James Randi, the famed magician who was a regular on Johnny Carson’s The Tonight Show and later formed the Committee for Skeptical Inquiry to investigate and challenge paranormal claims, died on Tuesday. He was 92.

“We are very sad to say that James Randi passed away yesterday, due to age-related causes,” the James Randi Educational Foundation said in a statement. “He had an Amazing life. We will miss him.”

Born in Toronto, Canada, he became interested in magic as a kid. By the 1940s, he launched his career as an illusionist and escape artist. His feats included freeing himself from straitjackets while dangling from various precarious positions to his escaping a sealed coffin under water on The Tonight Show.

He was a favorite regular on The Tonight Show Starring Johnny Carson, having appeared as a guest more than 30 times alongside a regular appearance on the children’s TV series Wonderama. In the Seventies, Randi joined Alice Cooper’s Billion Dollar Babies tour, where he “decapitated” the rock star on a nightly basis with a guillotine he devised.


Later in life he moved away from illusions and magic and focused on investigating and challenging paranormal claims, exposing frauds in the process. He cofounded the Committee for Skeptical Inquiry, which promotes scientific inquiry, critical investigation and reason in examining extraordinary or controversial claims.

Randi challenged a number of dubious subjects — notably televangelist Peter Popoff who claimed to heal his followers and would seemingly know what their afflictions were without being told. Randi exposed Popoff’s use of an electronic transmitter to obtain information about his subjects which his wife would convey to him, during a Tonight Show episode. Randi also took on Uri Geller, who claimed to use telepathy to bend objects, such as spoons. Geller’s claims were also refuted in a Tonight Show episode after Randi advised the staff to replace Geller’s objects with their own props and unbeknownst to Geller, who was unable to bend them.

Randi’s commitment to exposing frauds was backed by his One Million Dollar Paranormal Challenge, in which his James Randi Educational Foundation committed to doling out $1 million to anyone who could prove supernatural or paranormal activity that met certain scientific criteria. Though more than 1,000 people tried, no one succeeded in winning the challenge.

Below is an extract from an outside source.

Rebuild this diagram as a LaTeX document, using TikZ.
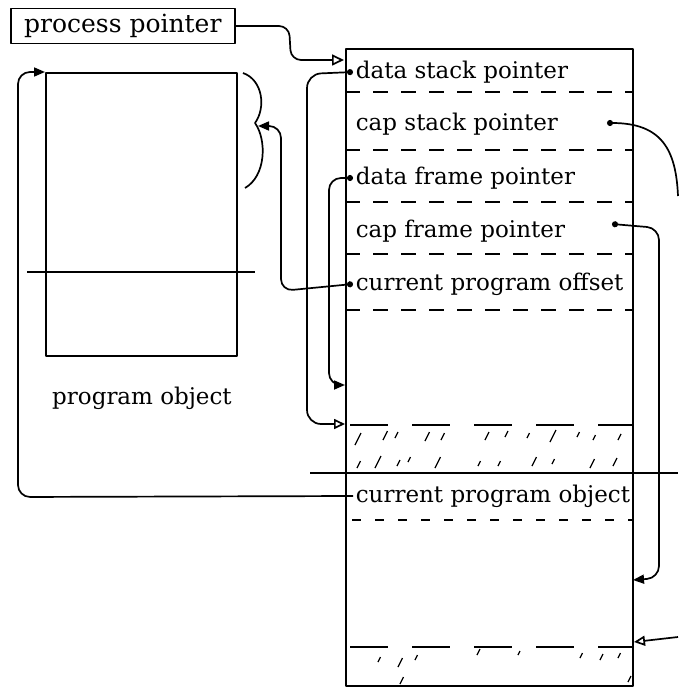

In 1986, he was the recipient of the MacArthur genius grant and was also the subject of PBS documentary series Independent Lens and the 2016 documentary An Honest Liar.

“My inspiration, my hero, my mentor, my friend. I will talk to him the rest of my life and my memory of him will answer. I didn’t absorb enough wisdom, but I absorbed a lot,” Penn & Teller’s Penn Jillette wrote. He also credited Randi for “inventing us.

“We’ve lost one of the greats. James Randi was an amazing man, a wonderful magician, and a thoughtful intellectual who brought the joy of scientific inquiry to millions,” Bill Nye wrote in homage. “He left the world better than he found it. He will be missed.”